_Task requirements_:
Return every line below in which "this" appears.

------ Supplied data

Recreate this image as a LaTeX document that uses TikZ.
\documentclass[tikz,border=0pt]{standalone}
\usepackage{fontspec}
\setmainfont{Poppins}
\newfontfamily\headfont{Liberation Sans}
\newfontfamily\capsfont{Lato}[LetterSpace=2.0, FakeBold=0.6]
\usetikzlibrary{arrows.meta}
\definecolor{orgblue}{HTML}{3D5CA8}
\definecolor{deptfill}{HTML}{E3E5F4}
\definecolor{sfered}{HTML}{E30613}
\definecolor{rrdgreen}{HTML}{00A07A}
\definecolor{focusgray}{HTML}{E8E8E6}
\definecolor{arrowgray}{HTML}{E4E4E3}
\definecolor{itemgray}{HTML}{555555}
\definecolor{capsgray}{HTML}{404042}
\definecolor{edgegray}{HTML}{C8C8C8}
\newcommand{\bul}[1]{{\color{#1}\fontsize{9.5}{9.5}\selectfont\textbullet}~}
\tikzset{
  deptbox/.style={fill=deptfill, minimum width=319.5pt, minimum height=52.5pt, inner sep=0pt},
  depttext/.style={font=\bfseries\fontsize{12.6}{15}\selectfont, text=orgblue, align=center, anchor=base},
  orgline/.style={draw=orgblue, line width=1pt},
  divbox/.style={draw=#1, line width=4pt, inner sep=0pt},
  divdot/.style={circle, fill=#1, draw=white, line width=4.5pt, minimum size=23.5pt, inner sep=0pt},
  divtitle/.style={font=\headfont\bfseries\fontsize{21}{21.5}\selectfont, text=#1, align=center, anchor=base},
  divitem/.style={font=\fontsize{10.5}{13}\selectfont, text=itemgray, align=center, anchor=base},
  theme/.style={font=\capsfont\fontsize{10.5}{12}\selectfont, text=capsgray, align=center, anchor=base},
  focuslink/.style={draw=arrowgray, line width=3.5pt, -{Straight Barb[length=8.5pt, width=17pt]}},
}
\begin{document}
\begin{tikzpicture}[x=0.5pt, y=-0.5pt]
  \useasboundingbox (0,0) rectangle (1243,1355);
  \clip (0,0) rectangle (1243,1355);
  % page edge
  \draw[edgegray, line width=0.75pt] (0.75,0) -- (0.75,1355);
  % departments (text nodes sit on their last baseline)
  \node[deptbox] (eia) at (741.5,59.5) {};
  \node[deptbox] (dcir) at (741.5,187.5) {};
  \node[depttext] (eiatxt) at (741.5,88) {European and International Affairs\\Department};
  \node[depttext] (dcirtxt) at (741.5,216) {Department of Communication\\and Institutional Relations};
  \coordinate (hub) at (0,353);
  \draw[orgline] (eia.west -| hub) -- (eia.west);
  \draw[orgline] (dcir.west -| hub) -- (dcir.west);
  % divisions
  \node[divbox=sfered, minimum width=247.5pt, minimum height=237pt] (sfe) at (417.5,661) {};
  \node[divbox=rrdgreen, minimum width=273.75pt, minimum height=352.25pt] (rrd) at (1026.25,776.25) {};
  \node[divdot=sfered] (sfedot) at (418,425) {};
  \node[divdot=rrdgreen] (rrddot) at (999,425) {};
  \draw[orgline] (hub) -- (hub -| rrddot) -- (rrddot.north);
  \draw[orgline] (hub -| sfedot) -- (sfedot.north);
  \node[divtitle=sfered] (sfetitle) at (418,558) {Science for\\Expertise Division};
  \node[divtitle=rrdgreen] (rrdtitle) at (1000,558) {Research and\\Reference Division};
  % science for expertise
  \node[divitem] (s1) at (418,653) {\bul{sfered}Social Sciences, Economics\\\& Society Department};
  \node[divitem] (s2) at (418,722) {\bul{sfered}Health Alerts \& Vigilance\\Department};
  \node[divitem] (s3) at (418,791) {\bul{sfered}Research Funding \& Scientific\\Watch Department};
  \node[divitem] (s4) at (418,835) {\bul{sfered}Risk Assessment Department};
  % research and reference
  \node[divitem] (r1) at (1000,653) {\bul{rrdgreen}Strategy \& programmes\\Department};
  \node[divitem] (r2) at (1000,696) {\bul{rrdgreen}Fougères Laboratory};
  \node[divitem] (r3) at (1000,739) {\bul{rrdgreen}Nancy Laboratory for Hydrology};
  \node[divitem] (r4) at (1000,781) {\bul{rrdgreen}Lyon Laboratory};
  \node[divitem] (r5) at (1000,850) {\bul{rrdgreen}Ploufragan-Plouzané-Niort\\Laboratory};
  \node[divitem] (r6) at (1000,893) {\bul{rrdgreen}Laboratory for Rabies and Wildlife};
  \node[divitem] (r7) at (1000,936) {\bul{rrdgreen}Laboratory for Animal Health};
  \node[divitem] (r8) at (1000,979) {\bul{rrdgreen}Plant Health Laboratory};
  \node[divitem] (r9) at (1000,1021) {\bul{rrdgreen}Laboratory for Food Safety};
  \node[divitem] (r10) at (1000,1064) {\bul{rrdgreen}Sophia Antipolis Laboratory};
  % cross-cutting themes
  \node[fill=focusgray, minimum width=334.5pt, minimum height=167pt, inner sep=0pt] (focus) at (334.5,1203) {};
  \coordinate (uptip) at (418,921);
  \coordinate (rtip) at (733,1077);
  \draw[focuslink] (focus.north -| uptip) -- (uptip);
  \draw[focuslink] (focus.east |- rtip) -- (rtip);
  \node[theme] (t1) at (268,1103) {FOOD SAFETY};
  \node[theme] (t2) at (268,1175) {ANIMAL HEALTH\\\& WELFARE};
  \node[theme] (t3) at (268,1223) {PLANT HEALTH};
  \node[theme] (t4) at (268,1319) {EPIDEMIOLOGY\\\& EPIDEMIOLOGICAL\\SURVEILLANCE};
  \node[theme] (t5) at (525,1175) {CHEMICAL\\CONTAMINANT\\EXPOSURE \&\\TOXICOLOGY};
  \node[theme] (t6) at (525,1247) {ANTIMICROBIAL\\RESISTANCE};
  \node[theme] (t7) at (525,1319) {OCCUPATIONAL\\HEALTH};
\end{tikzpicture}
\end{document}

------------
------ Supplied data

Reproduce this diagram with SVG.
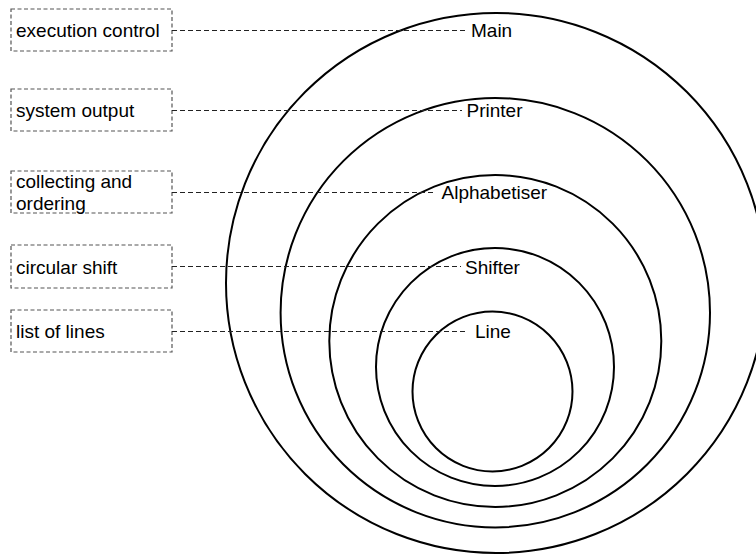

------------

_Right answer_:
Recreate this image as a LaTeX document that uses TikZ.
Reproduce this diagram with SVG.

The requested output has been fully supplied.